Short task: Reproduce, word for word, the span of lines starting at the line holding "Convert this chart to matplotlib code." and ending at the line holding "fontsize=7.5, color='#222222', zorder=10)". Omit every picture.

Input data:
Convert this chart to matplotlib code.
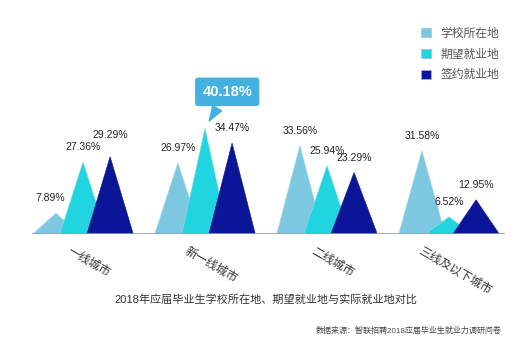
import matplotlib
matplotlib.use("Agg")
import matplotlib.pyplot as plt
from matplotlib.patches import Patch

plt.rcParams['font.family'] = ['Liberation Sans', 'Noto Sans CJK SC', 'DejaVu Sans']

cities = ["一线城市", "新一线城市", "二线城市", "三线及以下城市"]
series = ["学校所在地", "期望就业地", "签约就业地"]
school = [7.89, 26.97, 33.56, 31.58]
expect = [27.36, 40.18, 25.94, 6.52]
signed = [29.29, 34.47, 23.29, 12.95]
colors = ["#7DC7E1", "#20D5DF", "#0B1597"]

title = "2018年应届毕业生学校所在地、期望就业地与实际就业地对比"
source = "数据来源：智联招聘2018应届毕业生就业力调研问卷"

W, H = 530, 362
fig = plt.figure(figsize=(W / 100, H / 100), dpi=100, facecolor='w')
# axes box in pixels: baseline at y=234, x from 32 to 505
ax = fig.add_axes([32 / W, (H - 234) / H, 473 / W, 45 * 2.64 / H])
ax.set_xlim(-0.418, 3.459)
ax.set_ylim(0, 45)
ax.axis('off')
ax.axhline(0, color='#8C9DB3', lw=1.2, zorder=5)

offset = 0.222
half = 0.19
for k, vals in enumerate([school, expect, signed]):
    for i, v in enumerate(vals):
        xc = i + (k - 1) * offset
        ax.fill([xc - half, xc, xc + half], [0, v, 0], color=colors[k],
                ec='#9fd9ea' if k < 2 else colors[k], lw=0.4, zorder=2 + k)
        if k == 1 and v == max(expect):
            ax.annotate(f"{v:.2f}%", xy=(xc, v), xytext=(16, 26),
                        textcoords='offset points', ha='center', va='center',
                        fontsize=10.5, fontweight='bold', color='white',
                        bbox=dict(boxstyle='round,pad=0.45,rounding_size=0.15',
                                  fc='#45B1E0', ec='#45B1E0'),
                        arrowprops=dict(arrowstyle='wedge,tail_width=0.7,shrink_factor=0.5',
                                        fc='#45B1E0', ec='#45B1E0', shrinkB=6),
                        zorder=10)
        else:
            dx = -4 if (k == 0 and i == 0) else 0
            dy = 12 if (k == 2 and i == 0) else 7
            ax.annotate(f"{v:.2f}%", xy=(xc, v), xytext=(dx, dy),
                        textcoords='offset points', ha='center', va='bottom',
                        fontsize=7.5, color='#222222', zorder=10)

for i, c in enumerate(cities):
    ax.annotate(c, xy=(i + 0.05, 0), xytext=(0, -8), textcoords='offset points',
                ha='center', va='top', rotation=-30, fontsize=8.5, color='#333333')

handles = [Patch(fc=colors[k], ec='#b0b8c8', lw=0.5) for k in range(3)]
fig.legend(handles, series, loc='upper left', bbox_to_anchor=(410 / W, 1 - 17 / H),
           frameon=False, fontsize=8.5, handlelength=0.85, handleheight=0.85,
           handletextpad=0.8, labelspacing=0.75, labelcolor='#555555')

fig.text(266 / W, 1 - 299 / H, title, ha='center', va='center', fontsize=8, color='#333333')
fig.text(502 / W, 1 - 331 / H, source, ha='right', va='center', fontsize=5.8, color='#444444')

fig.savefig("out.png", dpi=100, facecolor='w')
* * *
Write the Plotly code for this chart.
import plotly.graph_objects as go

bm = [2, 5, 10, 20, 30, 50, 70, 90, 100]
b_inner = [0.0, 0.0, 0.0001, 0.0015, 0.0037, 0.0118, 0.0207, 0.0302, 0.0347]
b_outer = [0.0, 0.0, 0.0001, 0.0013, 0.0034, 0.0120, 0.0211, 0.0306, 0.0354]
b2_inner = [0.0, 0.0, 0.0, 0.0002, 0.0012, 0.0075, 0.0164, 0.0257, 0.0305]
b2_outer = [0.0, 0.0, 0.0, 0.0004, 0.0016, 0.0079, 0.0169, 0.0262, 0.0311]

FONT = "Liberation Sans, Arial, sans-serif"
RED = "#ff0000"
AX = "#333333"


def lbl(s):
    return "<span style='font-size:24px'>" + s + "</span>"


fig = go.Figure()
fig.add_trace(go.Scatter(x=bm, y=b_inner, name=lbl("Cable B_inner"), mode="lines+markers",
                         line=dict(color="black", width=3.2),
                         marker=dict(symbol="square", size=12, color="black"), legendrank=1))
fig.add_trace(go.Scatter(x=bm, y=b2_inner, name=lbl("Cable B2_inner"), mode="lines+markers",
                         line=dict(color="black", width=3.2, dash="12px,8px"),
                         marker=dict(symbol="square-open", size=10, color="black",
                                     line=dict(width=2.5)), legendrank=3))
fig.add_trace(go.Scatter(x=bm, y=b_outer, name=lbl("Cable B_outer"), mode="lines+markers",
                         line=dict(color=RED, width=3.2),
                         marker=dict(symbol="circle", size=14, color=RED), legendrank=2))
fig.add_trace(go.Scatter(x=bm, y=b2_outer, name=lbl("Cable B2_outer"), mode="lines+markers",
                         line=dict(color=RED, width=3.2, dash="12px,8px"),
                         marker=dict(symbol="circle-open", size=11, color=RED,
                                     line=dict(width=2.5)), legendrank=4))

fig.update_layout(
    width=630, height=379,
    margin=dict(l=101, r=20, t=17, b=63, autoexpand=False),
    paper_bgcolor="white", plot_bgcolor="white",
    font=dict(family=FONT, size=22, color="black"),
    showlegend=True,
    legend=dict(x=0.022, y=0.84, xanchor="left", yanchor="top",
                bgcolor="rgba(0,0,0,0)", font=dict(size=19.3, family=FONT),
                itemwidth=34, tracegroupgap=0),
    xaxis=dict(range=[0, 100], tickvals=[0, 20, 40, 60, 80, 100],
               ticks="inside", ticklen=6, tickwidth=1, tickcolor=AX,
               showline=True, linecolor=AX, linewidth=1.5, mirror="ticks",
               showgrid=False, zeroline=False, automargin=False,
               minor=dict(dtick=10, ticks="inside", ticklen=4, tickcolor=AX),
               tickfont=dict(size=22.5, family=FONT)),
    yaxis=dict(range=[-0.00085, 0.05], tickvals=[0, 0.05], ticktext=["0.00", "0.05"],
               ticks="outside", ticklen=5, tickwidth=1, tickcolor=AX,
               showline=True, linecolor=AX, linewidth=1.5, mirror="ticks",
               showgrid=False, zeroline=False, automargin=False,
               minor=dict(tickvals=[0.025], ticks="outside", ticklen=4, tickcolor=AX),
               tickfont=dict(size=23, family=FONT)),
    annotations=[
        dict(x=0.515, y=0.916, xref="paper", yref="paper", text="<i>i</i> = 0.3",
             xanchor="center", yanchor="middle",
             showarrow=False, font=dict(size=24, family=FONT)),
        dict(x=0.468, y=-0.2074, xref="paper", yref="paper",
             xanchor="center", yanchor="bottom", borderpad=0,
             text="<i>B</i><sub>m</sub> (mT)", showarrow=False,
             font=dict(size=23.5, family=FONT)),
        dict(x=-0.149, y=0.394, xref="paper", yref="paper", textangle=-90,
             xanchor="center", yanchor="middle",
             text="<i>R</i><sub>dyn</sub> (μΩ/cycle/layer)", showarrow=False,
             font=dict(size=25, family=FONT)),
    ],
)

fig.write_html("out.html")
...
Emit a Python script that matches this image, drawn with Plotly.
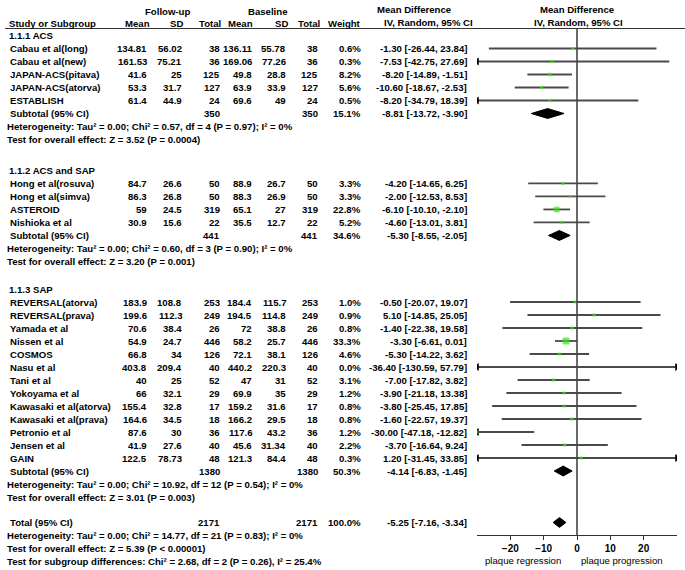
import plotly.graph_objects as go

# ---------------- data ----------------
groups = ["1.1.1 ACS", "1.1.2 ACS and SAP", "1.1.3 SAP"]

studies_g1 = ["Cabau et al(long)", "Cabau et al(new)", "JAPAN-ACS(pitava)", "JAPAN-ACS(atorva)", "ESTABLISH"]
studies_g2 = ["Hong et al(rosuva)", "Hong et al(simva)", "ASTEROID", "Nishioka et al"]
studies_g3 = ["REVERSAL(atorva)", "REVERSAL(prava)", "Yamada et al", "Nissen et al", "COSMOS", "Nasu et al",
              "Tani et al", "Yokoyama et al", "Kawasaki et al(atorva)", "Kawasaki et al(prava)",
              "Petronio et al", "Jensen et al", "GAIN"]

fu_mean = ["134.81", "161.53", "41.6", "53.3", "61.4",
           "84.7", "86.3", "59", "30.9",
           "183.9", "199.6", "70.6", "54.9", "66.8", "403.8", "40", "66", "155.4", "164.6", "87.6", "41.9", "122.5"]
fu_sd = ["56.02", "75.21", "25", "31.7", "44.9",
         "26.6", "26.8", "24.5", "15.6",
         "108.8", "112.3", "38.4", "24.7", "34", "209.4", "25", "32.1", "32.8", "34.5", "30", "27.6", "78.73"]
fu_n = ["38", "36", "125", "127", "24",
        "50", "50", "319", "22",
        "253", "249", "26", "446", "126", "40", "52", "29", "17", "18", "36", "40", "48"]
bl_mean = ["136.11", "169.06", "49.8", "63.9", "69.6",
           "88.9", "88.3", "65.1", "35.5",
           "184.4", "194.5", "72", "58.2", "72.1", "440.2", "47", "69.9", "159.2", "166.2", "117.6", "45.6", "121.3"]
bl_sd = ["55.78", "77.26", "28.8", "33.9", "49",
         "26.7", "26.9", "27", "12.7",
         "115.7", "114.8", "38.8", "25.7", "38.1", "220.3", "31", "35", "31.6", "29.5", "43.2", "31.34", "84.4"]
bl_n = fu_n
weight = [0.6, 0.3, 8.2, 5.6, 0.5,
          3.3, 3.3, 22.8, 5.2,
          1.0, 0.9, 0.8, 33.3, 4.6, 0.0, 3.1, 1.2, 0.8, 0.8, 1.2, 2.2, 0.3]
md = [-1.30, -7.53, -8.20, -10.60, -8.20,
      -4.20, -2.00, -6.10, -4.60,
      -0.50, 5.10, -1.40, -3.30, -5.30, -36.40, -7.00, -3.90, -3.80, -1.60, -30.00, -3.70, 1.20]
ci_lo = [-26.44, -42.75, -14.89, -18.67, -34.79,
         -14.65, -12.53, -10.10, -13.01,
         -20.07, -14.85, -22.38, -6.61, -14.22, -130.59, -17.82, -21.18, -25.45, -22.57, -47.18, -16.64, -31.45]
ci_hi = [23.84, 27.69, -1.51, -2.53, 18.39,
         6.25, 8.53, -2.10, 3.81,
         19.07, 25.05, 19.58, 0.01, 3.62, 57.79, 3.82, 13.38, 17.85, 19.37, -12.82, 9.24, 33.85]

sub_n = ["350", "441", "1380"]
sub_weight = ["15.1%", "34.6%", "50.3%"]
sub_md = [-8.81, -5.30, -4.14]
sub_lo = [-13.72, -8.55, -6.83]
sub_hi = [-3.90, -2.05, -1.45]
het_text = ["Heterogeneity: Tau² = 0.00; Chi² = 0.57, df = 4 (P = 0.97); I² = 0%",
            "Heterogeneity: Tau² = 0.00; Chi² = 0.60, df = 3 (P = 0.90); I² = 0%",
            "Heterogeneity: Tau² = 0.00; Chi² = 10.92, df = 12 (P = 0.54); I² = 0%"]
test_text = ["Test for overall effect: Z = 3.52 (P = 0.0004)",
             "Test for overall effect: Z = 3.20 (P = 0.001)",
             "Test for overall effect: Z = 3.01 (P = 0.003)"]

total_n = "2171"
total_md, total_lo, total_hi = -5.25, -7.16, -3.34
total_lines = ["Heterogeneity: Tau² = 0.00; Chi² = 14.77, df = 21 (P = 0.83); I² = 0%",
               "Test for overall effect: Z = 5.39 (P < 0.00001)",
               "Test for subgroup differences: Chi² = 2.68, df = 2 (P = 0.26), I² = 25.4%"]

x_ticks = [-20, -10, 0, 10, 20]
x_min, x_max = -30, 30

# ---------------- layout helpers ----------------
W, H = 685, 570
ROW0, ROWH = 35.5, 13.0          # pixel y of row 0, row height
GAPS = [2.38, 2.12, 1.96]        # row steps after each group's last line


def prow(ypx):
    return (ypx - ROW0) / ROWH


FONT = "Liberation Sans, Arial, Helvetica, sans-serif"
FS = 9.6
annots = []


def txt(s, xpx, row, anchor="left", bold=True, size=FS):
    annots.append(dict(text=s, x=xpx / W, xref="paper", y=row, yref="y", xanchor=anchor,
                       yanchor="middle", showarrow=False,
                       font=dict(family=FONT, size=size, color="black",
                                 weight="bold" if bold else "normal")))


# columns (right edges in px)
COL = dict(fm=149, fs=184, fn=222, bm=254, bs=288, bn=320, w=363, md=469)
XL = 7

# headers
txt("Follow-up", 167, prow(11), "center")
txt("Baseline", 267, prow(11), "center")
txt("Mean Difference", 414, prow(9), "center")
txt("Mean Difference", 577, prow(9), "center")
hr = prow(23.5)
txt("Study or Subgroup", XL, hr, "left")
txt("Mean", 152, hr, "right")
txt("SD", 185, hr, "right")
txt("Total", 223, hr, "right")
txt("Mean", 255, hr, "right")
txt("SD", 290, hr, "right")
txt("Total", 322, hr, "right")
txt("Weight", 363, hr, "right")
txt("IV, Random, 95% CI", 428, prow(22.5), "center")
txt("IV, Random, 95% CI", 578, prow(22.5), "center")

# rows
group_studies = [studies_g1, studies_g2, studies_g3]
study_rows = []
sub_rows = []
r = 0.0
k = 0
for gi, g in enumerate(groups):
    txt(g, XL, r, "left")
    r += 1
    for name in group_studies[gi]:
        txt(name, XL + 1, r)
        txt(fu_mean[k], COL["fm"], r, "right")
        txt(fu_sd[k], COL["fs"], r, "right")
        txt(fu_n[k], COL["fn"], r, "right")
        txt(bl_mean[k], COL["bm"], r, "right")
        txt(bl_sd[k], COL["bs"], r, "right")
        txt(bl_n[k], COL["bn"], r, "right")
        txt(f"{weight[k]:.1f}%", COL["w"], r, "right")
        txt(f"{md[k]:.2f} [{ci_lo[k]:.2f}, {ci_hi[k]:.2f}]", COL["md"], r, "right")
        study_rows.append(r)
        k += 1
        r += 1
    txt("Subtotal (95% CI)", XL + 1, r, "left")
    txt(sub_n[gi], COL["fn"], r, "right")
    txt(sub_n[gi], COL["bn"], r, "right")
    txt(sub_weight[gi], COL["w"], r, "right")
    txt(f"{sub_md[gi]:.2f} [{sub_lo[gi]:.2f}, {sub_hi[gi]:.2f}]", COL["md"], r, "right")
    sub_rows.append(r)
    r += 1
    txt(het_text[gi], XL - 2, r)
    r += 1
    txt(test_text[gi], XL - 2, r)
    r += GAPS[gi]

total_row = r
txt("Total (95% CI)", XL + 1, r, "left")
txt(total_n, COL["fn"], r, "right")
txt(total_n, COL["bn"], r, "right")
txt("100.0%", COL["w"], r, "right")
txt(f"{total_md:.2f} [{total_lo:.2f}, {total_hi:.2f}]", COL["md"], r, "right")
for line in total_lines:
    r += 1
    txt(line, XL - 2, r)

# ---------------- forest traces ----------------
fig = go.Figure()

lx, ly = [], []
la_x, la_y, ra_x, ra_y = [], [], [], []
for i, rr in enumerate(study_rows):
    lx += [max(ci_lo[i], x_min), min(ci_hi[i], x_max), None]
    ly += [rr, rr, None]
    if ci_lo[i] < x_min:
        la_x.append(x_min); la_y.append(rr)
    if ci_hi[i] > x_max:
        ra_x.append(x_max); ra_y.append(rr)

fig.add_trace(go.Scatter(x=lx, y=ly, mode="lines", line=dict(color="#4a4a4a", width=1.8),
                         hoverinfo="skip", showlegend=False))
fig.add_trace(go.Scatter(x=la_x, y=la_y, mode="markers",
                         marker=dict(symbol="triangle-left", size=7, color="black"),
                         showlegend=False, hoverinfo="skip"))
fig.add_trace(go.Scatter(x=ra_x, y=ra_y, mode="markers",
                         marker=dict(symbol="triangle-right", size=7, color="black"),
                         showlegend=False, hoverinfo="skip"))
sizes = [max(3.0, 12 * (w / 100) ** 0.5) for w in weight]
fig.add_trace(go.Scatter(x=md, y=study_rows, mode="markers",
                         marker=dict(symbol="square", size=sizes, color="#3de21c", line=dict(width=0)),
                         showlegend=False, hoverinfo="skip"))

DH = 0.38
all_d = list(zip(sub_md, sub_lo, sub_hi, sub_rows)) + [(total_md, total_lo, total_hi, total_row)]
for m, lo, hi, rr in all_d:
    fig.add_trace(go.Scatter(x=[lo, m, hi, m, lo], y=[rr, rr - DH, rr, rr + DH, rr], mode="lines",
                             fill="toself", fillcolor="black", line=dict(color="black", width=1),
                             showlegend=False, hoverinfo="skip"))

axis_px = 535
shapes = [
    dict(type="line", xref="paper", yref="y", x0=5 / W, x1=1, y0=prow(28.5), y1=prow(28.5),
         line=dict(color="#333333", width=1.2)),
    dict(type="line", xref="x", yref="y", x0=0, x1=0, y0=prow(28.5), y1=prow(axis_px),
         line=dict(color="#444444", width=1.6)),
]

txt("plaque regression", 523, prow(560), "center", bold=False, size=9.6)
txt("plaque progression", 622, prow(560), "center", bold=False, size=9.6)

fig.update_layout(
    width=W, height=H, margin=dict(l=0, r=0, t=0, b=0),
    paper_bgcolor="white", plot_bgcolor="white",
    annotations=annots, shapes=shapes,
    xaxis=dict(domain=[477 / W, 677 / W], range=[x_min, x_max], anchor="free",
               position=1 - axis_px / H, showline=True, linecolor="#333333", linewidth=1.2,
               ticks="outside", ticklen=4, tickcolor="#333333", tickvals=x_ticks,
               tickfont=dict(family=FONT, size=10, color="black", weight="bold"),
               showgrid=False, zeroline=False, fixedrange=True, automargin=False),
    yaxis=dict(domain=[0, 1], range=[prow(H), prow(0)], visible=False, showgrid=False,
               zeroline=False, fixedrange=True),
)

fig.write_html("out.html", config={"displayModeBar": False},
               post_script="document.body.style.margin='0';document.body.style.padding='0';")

Solution to this exercise:
Convert this chart to matplotlib code.
import matplotlib
matplotlib.use("Agg")
import matplotlib.pyplot as plt
from matplotlib.patches import Patch

plt.rcParams['font.family'] = ['Liberation Sans', 'Noto Sans CJK SC', 'DejaVu Sans']

cities = ["一线城市", "新一线城市", "二线城市", "三线及以下城市"]
series = ["学校所在地", "期望就业地", "签约就业地"]
school = [7.89, 26.97, 33.56, 31.58]
expect = [27.36, 40.18, 25.94, 6.52]
signed = [29.29, 34.47, 23.29, 12.95]
colors = ["#7DC7E1", "#20D5DF", "#0B1597"]

title = "2018年应届毕业生学校所在地、期望就业地与实际就业地对比"
source = "数据来源：智联招聘2018应届毕业生就业力调研问卷"

W, H = 530, 362
fig = plt.figure(figsize=(W / 100, H / 100), dpi=100, facecolor='w')
# axes box in pixels: baseline at y=234, x from 32 to 505
ax = fig.add_axes([32 / W, (H - 234) / H, 473 / W, 45 * 2.64 / H])
ax.set_xlim(-0.418, 3.459)
ax.set_ylim(0, 45)
ax.axis('off')
ax.axhline(0, color='#8C9DB3', lw=1.2, zorder=5)

offset = 0.222
half = 0.19
for k, vals in enumerate([school, expect, signed]):
    for i, v in enumerate(vals):
        xc = i + (k - 1) * offset
        ax.fill([xc - half, xc, xc + half], [0, v, 0], color=colors[k],
                ec='#9fd9ea' if k < 2 else colors[k], lw=0.4, zorder=2 + k)
        if k == 1 and v == max(expect):
            ax.annotate(f"{v:.2f}%", xy=(xc, v), xytext=(16, 26),
                        textcoords='offset points', ha='center', va='center',
                        fontsize=10.5, fontweight='bold', color='white',
                        bbox=dict(boxstyle='round,pad=0.45,rounding_size=0.15',
                                  fc='#45B1E0', ec='#45B1E0'),
                        arrowprops=dict(arrowstyle='wedge,tail_width=0.7,shrink_factor=0.5',
                                        fc='#45B1E0', ec='#45B1E0', shrinkB=6),
                        zorder=10)
        else:
            dx = -4 if (k == 0 and i == 0) else 0
            dy = 12 if (k == 2 and i == 0) else 7
            ax.annotate(f"{v:.2f}%", xy=(xc, v), xytext=(dx, dy),
                        textcoords='offset points', ha='center', va='bottom',
                        fontsize=7.5, color='#222222', zorder=10)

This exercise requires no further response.